━━━━━ Given data ━━━━━

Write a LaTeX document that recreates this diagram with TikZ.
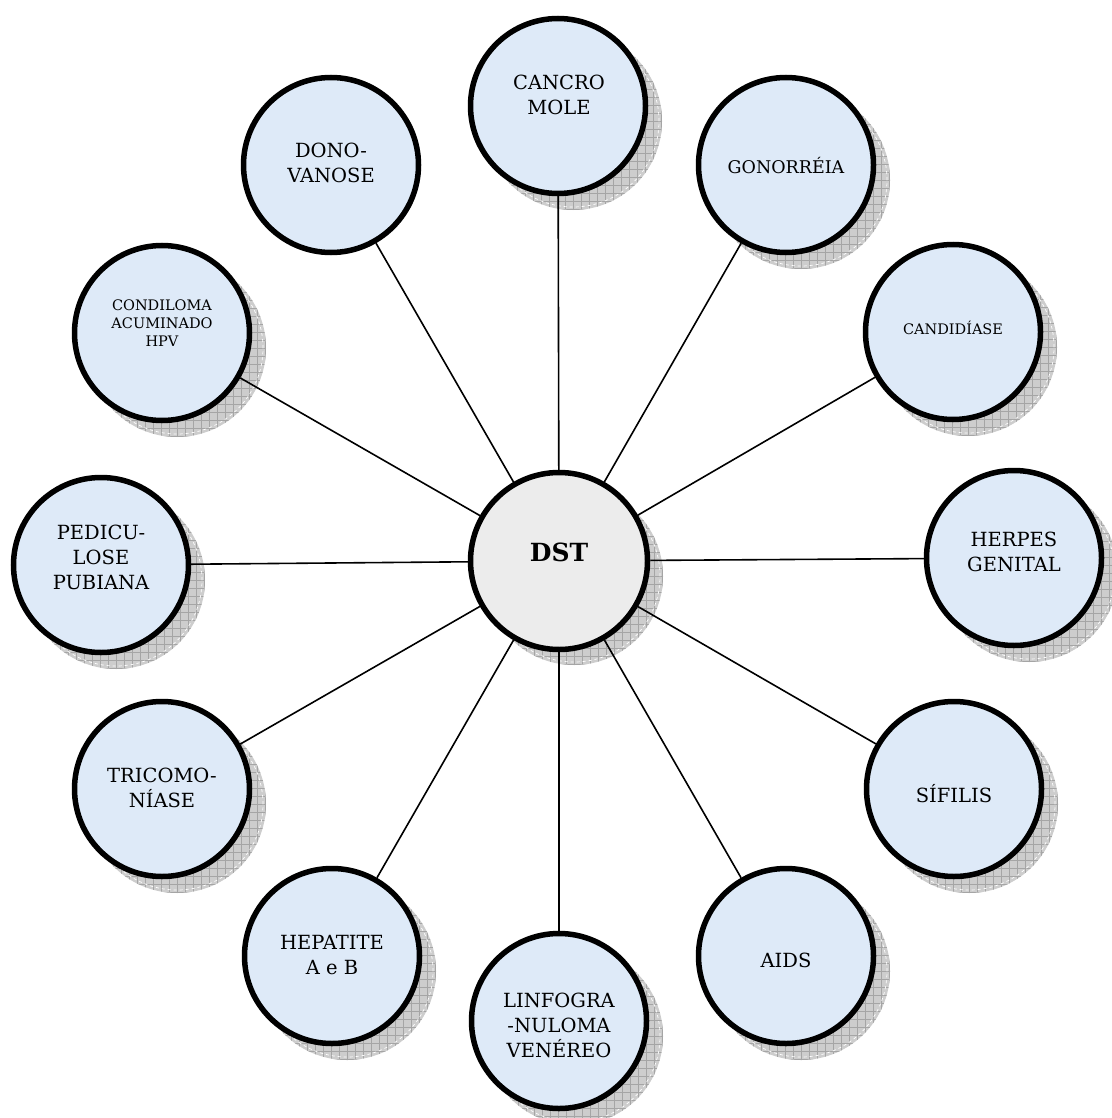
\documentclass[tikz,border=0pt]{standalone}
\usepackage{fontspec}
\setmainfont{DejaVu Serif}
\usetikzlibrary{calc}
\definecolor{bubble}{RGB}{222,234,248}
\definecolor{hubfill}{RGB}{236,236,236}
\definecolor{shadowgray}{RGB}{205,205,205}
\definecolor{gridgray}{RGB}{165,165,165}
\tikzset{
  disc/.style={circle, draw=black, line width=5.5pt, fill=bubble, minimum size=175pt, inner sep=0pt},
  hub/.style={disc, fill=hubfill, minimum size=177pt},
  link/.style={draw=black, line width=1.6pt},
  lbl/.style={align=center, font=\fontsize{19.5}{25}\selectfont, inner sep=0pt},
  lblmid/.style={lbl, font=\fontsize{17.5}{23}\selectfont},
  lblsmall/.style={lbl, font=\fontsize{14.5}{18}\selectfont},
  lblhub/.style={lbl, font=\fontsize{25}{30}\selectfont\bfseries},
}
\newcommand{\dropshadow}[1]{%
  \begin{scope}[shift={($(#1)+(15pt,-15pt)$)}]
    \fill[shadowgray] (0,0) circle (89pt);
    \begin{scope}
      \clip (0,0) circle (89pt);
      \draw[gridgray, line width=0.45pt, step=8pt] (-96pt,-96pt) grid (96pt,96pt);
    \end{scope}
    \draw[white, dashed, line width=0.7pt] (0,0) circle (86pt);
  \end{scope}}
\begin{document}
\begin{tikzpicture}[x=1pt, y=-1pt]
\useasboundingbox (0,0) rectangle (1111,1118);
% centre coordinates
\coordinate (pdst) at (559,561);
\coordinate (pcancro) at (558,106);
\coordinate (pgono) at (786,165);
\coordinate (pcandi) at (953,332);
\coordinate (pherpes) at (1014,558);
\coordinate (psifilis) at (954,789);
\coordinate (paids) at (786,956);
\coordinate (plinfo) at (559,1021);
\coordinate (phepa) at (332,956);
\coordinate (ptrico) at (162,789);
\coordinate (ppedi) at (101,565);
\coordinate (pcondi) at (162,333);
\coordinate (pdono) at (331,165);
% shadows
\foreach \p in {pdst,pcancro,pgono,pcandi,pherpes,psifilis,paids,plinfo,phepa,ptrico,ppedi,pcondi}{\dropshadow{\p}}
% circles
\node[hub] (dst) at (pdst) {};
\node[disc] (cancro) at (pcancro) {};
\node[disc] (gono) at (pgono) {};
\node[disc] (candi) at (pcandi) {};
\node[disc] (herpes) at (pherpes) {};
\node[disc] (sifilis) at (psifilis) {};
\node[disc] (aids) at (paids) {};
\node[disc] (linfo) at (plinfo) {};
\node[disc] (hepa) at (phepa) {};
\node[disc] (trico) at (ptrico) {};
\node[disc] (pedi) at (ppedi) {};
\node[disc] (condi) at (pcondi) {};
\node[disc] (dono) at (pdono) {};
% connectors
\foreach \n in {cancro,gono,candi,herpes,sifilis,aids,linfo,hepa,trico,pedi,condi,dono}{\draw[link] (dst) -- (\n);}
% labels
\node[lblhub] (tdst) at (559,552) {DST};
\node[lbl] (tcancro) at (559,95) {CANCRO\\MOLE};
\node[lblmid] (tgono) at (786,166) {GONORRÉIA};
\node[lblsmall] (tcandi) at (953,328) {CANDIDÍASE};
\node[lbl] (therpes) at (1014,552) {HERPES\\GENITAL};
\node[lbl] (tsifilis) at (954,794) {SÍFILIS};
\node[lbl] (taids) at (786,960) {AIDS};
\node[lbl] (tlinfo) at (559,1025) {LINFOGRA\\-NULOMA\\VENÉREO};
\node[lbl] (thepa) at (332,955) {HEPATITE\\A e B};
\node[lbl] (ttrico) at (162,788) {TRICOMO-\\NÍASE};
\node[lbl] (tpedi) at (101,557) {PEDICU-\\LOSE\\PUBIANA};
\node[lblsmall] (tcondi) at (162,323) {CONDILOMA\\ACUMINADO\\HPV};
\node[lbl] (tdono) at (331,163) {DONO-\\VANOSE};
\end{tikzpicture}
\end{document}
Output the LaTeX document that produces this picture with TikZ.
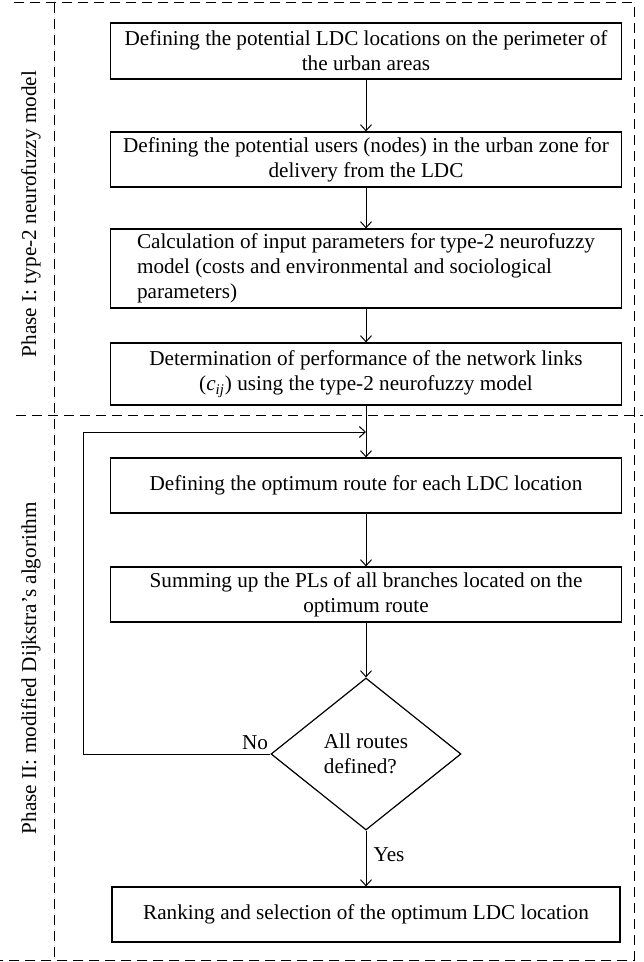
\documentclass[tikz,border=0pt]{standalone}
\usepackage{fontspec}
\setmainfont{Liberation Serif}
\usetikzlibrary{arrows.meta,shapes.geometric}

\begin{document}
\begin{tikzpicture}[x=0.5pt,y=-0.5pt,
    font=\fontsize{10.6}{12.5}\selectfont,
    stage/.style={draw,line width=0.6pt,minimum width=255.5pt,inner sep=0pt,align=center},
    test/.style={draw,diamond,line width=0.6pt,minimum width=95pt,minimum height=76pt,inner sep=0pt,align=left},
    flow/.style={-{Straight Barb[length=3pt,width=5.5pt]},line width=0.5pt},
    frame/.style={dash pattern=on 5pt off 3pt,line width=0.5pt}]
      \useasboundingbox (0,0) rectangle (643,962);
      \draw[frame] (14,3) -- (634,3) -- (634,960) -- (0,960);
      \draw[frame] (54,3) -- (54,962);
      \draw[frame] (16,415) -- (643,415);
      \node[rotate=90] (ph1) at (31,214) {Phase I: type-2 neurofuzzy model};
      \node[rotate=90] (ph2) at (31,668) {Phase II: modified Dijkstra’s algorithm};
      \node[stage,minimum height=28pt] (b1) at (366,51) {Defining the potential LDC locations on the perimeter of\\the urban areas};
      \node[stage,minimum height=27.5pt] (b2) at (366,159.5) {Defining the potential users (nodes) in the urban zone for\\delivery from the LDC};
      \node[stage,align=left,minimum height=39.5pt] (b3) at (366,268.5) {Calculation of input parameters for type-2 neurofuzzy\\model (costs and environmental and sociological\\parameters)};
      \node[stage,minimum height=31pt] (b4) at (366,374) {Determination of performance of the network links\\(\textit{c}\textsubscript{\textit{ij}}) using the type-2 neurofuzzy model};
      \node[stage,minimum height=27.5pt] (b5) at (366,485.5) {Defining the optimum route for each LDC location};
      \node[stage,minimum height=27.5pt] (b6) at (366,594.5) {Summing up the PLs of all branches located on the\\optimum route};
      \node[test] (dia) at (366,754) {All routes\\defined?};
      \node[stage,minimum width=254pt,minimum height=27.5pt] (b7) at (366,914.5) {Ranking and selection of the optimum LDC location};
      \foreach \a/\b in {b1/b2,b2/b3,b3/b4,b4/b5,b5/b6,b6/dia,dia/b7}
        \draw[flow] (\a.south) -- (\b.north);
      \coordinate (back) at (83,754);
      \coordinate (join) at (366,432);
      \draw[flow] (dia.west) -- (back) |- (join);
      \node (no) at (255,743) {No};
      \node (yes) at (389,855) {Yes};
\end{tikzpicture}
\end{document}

━━━━━

What this task involves |
Reproduce every line precisely as given, omitting all pictures.

Task answer |
Write a LaTeX document that recreates this diagram with TikZ.
\documentclass[tikz,border=0pt]{standalone}
\usepackage{fontspec}
\setmainfont{DejaVu Serif}
\usetikzlibrary{calc}
\definecolor{bubble}{RGB}{222,234,248}
\definecolor{hubfill}{RGB}{236,236,236}
\definecolor{shadowgray}{RGB}{205,205,205}
\definecolor{gridgray}{RGB}{165,165,165}
\tikzset{
  disc/.style={circle, draw=black, line width=5.5pt, fill=bubble, minimum size=175pt, inner sep=0pt},
  hub/.style={disc, fill=hubfill, minimum size=177pt},
  link/.style={draw=black, line width=1.6pt},
  lbl/.style={align=center, font=\fontsize{19.5}{25}\selectfont, inner sep=0pt},
  lblmid/.style={lbl, font=\fontsize{17.5}{23}\selectfont},
  lblsmall/.style={lbl, font=\fontsize{14.5}{18}\selectfont},
  lblhub/.style={lbl, font=\fontsize{25}{30}\selectfont\bfseries},
}
\newcommand{\dropshadow}[1]{%
  \begin{scope}[shift={($(#1)+(15pt,-15pt)$)}]
    \fill[shadowgray] (0,0) circle (89pt);
    \begin{scope}
      \clip (0,0) circle (89pt);
      \draw[gridgray, line width=0.45pt, step=8pt] (-96pt,-96pt) grid (96pt,96pt);
    \end{scope}
    \draw[white, dashed, line width=0.7pt] (0,0) circle (86pt);
  \end{scope}}
\begin{document}
\begin{tikzpicture}[x=1pt, y=-1pt]
\useasboundingbox (0,0) rectangle (1111,1118);
% centre coordinates
\coordinate (pdst) at (559,561);
\coordinate (pcancro) at (558,106);
\coordinate (pgono) at (786,165);
\coordinate (pcandi) at (953,332);
\coordinate (pherpes) at (1014,558);
\coordinate (psifilis) at (954,789);
\coordinate (paids) at (786,956);
\coordinate (plinfo) at (559,1021);
\coordinate (phepa) at (332,956);
\coordinate (ptrico) at (162,789);
\coordinate (ppedi) at (101,565);
\coordinate (pcondi) at (162,333);
\coordinate (pdono) at (331,165);
% shadows
\foreach \p in {pdst,pcancro,pgono,pcandi,pherpes,psifilis,paids,plinfo,phepa,ptrico,ppedi,pcondi}{\dropshadow{\p}}
% circles
\node[hub] (dst) at (pdst) {};
\node[disc] (cancro) at (pcancro) {};
\node[disc] (gono) at (pgono) {};
\node[disc] (candi) at (pcandi) {};
\node[disc] (herpes) at (pherpes) {};
\node[disc] (sifilis) at (psifilis) {};
\node[disc] (aids) at (paids) {};
\node[disc] (linfo) at (plinfo) {};
\node[disc] (hepa) at (phepa) {};
\node[disc] (trico) at (ptrico) {};
\node[disc] (pedi) at (ppedi) {};
\node[disc] (condi) at (pcondi) {};
\node[disc] (dono) at (pdono) {};
% connectors
\foreach \n in {cancro,gono,candi,herpes,sifilis,aids,linfo,hepa,trico,pedi,condi,dono}{\draw[link] (dst) -- (\n);}
% labels
\node[lblhub] (tdst) at (559,552) {DST};
\node[lbl] (tcancro) at (559,95) {CANCRO\\MOLE};
\node[lblmid] (tgono) at (786,166) {GONORRÉIA};
\node[lblsmall] (tcandi) at (953,328) {CANDIDÍASE};
\node[lbl] (therpes) at (1014,552) {HERPES\\GENITAL};
\node[lbl] (tsifilis) at (954,794) {SÍFILIS};
\node[lbl] (taids) at (786,960) {AIDS};
\node[lbl] (tlinfo) at (559,1025) {LINFOGRA\\-NULOMA\\VENÉREO};
\node[lbl] (thepa) at (332,955) {HEPATITE\\A e B};
\node[lbl] (ttrico) at (162,788) {TRICOMO-\\NÍASE};
\node[lbl] (tpedi) at (101,557) {PEDICU-\\LOSE\\PUBIANA};
\node[lblsmall] (tcondi) at (162,323) {CONDILOMA\\ACUMINADO\\HPV};
\node[lbl] (tdono) at (331,163) {DONO-\\VANOSE};
\end{tikzpicture}
\end{document}
Output the LaTeX document that produces this picture with TikZ.
\documentclass[tikz,border=0pt]{standalone}
\usepackage{fontspec}
\setmainfont{Liberation Serif}
\usetikzlibrary{arrows.meta,shapes.geometric}

\begin{document}
\begin{tikzpicture}[x=0.5pt,y=-0.5pt,
    font=\fontsize{10.6}{12.5}\selectfont,
    stage/.style={draw,line width=0.6pt,minimum width=255.5pt,inner sep=0pt,align=center},
    test/.style={draw,diamond,line width=0.6pt,minimum width=95pt,minimum height=76pt,inner sep=0pt,align=left},
    flow/.style={-{Straight Barb[length=3pt,width=5.5pt]},line width=0.5pt},
    frame/.style={dash pattern=on 5pt off 3pt,line width=0.5pt}]
      \useasboundingbox (0,0) rectangle (643,962);
      \draw[frame] (14,3) -- (634,3) -- (634,960) -- (0,960);
      \draw[frame] (54,3) -- (54,962);
      \draw[frame] (16,415) -- (643,415);
      \node[rotate=90] (ph1) at (31,214) {Phase I: type-2 neurofuzzy model};
      \node[rotate=90] (ph2) at (31,668) {Phase II: modified Dijkstra’s algorithm};
      \node[stage,minimum height=28pt] (b1) at (366,51) {Defining the potential LDC locations on the perimeter of\\the urban areas};
      \node[stage,minimum height=27.5pt] (b2) at (366,159.5) {Defining the potential users (nodes) in the urban zone for\\delivery from the LDC};
      \node[stage,align=left,minimum height=39.5pt] (b3) at (366,268.5) {Calculation of input parameters for type-2 neurofuzzy\\model (costs and environmental and sociological\\parameters)};
      \node[stage,minimum height=31pt] (b4) at (366,374) {Determination of performance of the network links\\(\textit{c}\textsubscript{\textit{ij}}) using the type-2 neurofuzzy model};
      \node[stage,minimum height=27.5pt] (b5) at (366,485.5) {Defining the optimum route for each LDC location};
      \node[stage,minimum height=27.5pt] (b6) at (366,594.5) {Summing up the PLs of all branches located on the\\optimum route};
      \node[test] (dia) at (366,754) {All routes\\defined?};
      \node[stage,minimum width=254pt,minimum height=27.5pt] (b7) at (366,914.5) {Ranking and selection of the optimum LDC location};
      \foreach \a/\b in {b1/b2,b2/b3,b3/b4,b4/b5,b5/b6,b6/dia,dia/b7}
        \draw[flow] (\a.south) -- (\b.north);
      \coordinate (back) at (83,754);
      \coordinate (join) at (366,432);
      \draw[flow] (dia.west) -- (back) |- (join);
      \node (no) at (255,743) {No};
      \node (yes) at (389,855) {Yes};
\end{tikzpicture}
\end{document}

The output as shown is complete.